***** Data section

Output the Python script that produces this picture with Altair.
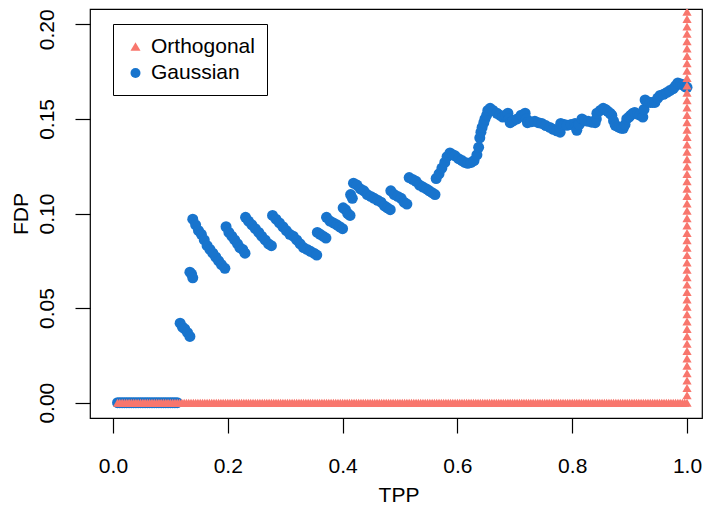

**********
***** Data section

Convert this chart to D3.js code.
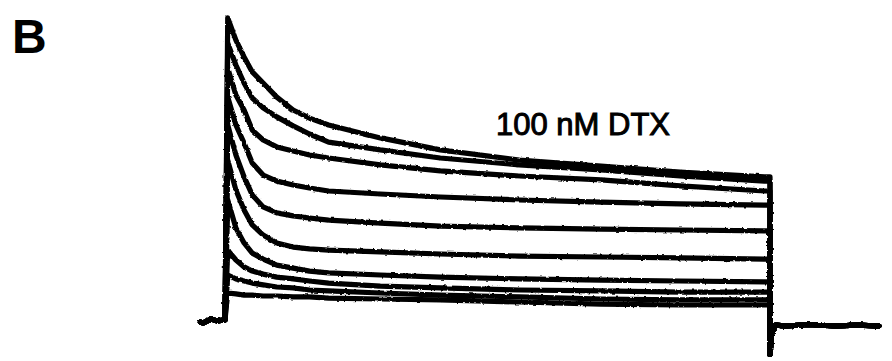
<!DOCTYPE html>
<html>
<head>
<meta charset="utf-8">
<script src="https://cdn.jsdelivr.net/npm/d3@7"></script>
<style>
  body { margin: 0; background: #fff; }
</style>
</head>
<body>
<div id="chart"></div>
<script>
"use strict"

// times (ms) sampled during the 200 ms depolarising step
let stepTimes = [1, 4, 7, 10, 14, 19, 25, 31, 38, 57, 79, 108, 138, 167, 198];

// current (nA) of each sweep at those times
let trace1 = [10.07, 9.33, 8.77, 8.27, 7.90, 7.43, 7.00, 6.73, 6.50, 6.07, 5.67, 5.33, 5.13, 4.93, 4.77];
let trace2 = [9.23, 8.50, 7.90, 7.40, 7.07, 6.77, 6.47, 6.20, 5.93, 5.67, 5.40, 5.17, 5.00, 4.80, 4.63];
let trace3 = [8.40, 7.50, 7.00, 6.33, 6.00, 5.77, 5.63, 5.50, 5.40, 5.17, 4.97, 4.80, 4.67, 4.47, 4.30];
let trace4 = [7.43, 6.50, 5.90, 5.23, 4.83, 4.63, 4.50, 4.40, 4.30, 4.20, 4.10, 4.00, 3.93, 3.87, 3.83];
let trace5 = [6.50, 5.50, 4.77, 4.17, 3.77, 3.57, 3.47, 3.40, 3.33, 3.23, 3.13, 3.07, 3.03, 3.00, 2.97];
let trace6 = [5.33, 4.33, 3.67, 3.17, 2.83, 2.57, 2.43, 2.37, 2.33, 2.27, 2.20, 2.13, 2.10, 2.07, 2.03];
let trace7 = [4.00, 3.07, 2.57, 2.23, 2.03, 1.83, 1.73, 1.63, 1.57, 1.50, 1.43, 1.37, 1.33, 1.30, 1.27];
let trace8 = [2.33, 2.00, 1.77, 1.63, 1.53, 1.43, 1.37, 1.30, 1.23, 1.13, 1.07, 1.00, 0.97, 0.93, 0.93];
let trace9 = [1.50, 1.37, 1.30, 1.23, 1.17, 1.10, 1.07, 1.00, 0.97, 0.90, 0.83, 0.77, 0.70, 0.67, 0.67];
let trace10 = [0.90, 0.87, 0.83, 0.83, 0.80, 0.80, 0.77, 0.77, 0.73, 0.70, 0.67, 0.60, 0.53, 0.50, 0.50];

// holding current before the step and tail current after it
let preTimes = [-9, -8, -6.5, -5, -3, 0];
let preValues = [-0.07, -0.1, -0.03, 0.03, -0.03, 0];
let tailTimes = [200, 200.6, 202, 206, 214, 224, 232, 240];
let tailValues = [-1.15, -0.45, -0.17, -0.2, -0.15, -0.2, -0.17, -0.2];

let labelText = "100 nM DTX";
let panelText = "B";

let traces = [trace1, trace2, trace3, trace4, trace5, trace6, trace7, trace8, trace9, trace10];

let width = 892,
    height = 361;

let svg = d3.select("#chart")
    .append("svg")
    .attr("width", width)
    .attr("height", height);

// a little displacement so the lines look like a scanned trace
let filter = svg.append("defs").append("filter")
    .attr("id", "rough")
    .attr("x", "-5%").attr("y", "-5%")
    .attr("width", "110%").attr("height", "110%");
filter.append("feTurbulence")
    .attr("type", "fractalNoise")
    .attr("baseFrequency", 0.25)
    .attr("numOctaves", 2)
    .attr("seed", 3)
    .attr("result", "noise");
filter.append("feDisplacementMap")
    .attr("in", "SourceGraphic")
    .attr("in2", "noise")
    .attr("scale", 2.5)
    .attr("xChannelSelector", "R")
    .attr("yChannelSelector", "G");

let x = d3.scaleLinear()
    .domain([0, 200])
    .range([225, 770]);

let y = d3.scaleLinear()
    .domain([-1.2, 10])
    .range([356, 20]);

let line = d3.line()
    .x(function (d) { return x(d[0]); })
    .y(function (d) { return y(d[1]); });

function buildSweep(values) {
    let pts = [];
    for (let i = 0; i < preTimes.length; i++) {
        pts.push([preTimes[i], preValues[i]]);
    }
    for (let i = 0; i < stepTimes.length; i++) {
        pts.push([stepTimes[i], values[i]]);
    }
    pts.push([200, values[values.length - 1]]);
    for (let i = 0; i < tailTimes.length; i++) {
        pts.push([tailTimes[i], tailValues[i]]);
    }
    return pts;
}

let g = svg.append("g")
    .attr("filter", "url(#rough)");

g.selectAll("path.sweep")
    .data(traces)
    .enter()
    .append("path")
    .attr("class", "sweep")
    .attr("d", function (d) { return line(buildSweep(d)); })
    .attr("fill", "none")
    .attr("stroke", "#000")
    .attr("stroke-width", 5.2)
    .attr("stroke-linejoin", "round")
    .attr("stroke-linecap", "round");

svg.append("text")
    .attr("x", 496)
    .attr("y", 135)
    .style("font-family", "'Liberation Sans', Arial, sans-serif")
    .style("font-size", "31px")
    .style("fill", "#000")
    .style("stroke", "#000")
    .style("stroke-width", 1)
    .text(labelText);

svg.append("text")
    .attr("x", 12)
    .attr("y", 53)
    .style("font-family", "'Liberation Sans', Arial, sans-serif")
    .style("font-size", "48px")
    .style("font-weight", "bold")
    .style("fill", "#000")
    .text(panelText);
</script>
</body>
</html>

**********

(Task requirements) Everything from the line with "Convert this chart to D3.js code." down to the line with "138, 167, 198];" in the data above should be copied exactly, with both end lines kept and the pictures left out.

(Response for this exercise)
Convert this chart to D3.js code.
<!DOCTYPE html>
<html>
<head>
<meta charset="utf-8">
<script src="https://cdn.jsdelivr.net/npm/d3@7"></script>
<style>
  body { margin: 0; background: #fff; }
</style>
</head>
<body>
<div id="chart"></div>
<script>
"use strict"

// times (ms) sampled during the 200 ms depolarising step
let stepTimes = [1, 4, 7, 10, 14, 19, 25, 31, 38, 57, 79, 108, 138, 167, 198];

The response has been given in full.